Amid such heartbreak, many survivors also agonize about why their loved one did not leave a suicide note. Melinda McDonald, a blogger who lost her husband to suicide, wrote about this agony in a deeply moving blog post:
I have struggled off and on with the fact that my husband did not leave me a suicide note.
I am once again struggling with this. I have been for weeks now.
Through talking to other suicide widows, I know that the suicide note doesn’t always bring comfort. It often times places blame, doesn’t make any sense, or just flat out, doesn’t bring ENOUGH love and affection to such a horrible situation.
But there are times like now, that I wish I could pull out the note, and read it. Maybe to be reminded of what a dire state my husband was in. That death was his only option. Or just to see “I love you” one more time.
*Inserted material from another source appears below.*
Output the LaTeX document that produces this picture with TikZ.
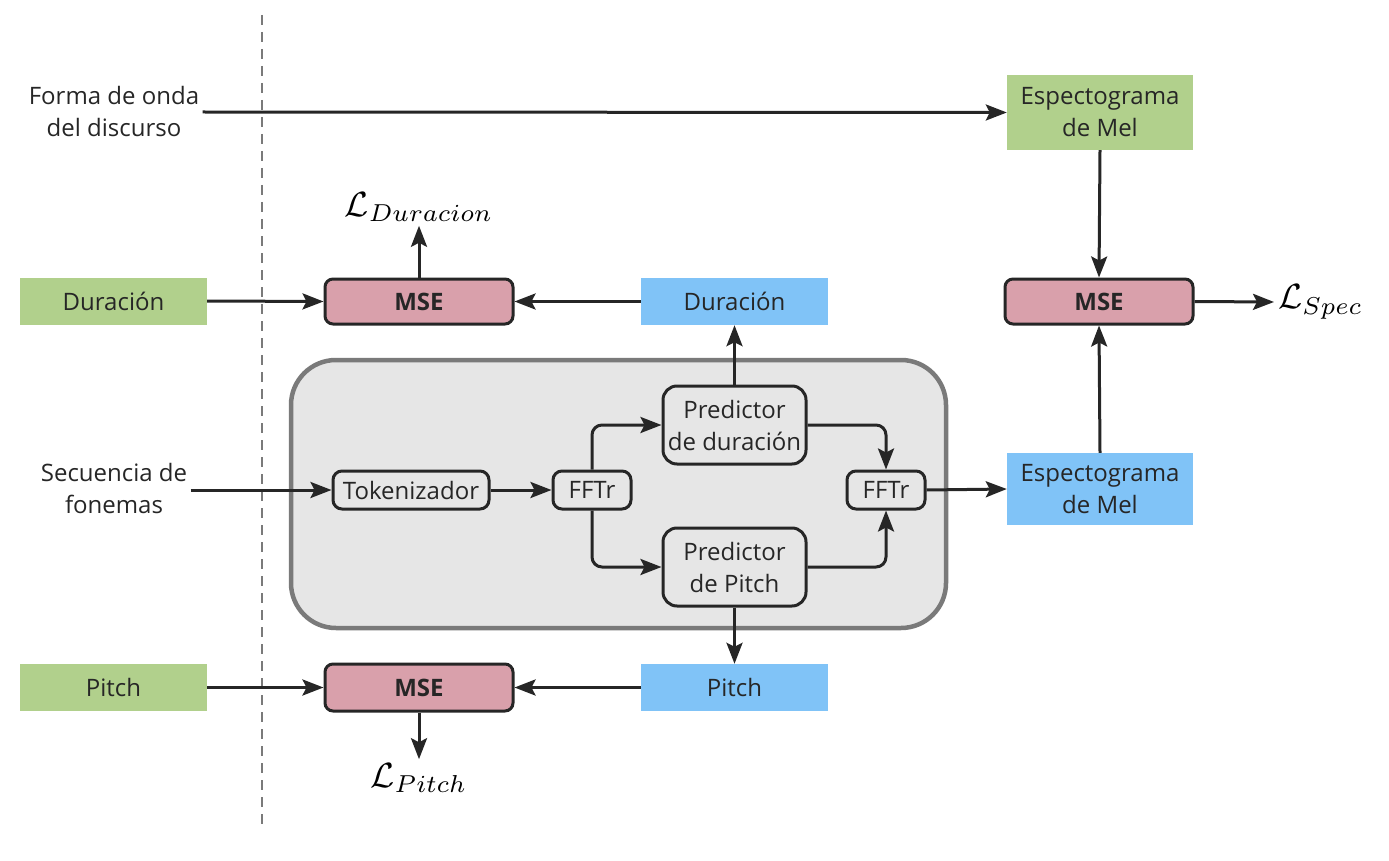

The Uncommonness of Suicide Notes
Thanks to movies and TV shows, many people believe that suicide notes are common, and that such notes provide answers to tormenting questions. The real world is quite different. Only 15 to 38% of people who die by suicide leave a note, according to results of 5 studies published in the last 10 or so years.
For survivors of the other 62% to 85% of suicides, the expectation of finding a note can lead to more pain. Another blogger who lost her partner to suicide wrote in a blog post:
“I searched for a suicide note , not recently but back when I thought there might have been a note left for me. In the days he was missing, and intermittently after he was found, I vigorously ransacked Mottsu’s belongings. I turned everything inside out and upside down, looking for a last communication. No note was ever uncovered.
“I did worry I might have overlooked a final message of…. of what? The phenomena of a suicide note is perplexing. It is almost the expected protocol that someone who leaves unexpectedly, and without explanation, should leave behind a helpful note.”
What Suicide Notes Do and Do Not Say
It is natural to yearn for a suicide note in the absence of one. You may wish you had a window into your loved one’s mind in his or her final hours, perhaps even minutes, of life.
In the first blog post that I quoted above, the writer Melinda McDonald did ultimately remember a note that her husband had written her – not before his suicide, but before his first suicide attempt. Rediscovering this note brought her great solace.
But many times, a note leaves people aching for more. This is because suicide notes seldom contain dramatic answers to painful questions.
The most common theme in suicide notes, according to one study, is instructions. These instructions concern financial affairs, funeral arrangements, people to be notified about the death, and even trivial matters like cancelling the newspaper subscription.
The mundane instructions found in suicide notes prompted a psychologist, Roy Baumeister, Ph.D to state in an interview:
“Instead of explaining why they are in a suicidal state, most [notes] relate to feeding the dog and taking care of the plants.”
When notes do go beyond mere instructions, the most common emotional themes include depression, guilt, shame, hurt, and anger, according to another study.
It can be hard to make sense of the depression and other painful emotions that the suicidal person endured, let alone understand how those emotions could demolish all desire for survival. For this reason, suicide notes that describe the person’s emotional state may become the proverbial riddle wrapped in a mystery inside a puzzle: whatever answers that suicide notes provide may lead to yet more questions.
Only rarely, if ever, can words on paper make the illogic of suicide logical.